Райкин — артист-гений, и люди из провинции, ничего, кроме «Труффальдино из Бергамо», не видавшие, сразу ощущают (сами признались) электричество его присутствия. В роли мэтра он деликатен, доброжелателен; устанавливает контакт так, что абитуриенту кажется: он единственный в мире. Одних останавливает сразу, других слушает долго.
Возникает девочка, явно талантливая, со странным некрасивым лицом, внезапно озаряющимся, c огромной гривой волос. Пока комиссия перешептывается, как на консилиуме, Райкин просит:
— Выйди из леса — откинь волосы, пожалуйста. Я чувствую, ты сейчас будешь торопиться. Не торопись! Не стрекочи. И давай
Другая, полноватая, громкоголосая, врывается на сцену с залпом сверхтемпераментного монолога на итальянском. И тоже получает дополнительный «бонус»:
— Хорошо, что ты хорошо себя чувствуешь в высоких температурах. Но используй опыт второго тура
Он слушает, подавшись вперед, громко хохочет, поддерживает абитуриентов. А иногда возмущается.

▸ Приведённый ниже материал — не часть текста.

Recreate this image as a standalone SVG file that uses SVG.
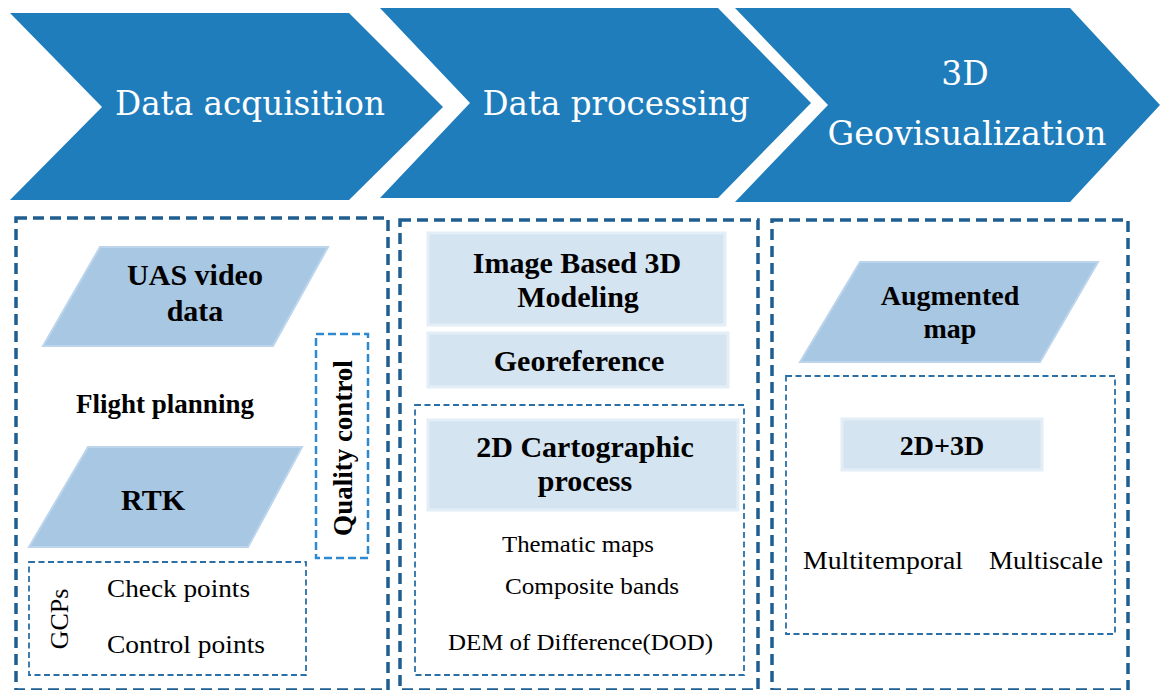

— Такое чувство, что я тебя к доске вызвал, а ты хочешь играть в футбол — вот так сейчас читал Есенина! А с Крыловым что ты сделал?! «В минуту псарня стала адом»! Ты понимаешь, что там произошло? Там же история, а тебе она безразлична.
В ответ отчаянно:
— Я вас боюсь!
Крылов, само собой, абсолютный чемпион в конкурсе басни, второе место делят Михалков и Лафонтен. В прозе лидируют Толстой, Достоевский и Борис Васильев. В поэзии — Цветаева и Маяковский. Неожиданно много Хармса, читают Бродского, Ахмадулину.
Некто вихрастый выкликает с пафосом: «Я скажу: не надо рая!»
Райкин (вполголоса): «Ну, тут все ясно: Рая — это женщина. «Не надо, Рая!»
…
Крепкий, кудрявый, учитель физкультуры из Коврова. Тип Ноздрева и читает про Ноздрева. За три тура, кажется, похудел на два размера. Комиссия его одобряет:
— Дима, ты лучше стал читать!
Райкин: А он репетировал! Ходил в другие вузы. Отжимался!
Мальчик хрупкий, маленький, с тем, что Станиславский называл «заразительность».
— Антон, ты хорошо прочел! Но немного шкатулочно. Будто мы с тобой в лифте ехали. Я беру тебя на конкурс. Но — прибавь! Увеличивай энергию. Мне голоса не хватает, я от тебя отключаюсь. А надо — чтобы мне было не отцепиться!
Бледная до голубизны девочка читает затравленно. Райкин:
— Не узнаю тебя сегодня!
Она — голосом нервной скрипки:
— Мне всю ночь снились мертвые животные.
Грустный голос из комиссии:
— А нам — абитуриенты!
Есть абитуриенты-чемпионы, устойчивые как мамонты: поступают подряд ко всем, кто набирает в этом году, — к Алексею Бородину, Сергею Женовачу, Павлу Любимцеву, Александру Галибину и во ВГИК. Между вузами и педагогами идет свой негласный конкурс: борьба за самых талантливых; каждый их прельщает
Отобранных на конкурс вечером предупреждает:
— Поймите, конкуренция еще обостряется. Зал небольшой, но вы должны тащить нас к себе с помощью собственной энергии. У вас голоса пыльные. Прибавьте металлу. Распойтесь перед конкурсом, как в ванной! Мнение складывается на первых трех строчках! Нужны качели в репертуаре. И не надо говорить с дырками?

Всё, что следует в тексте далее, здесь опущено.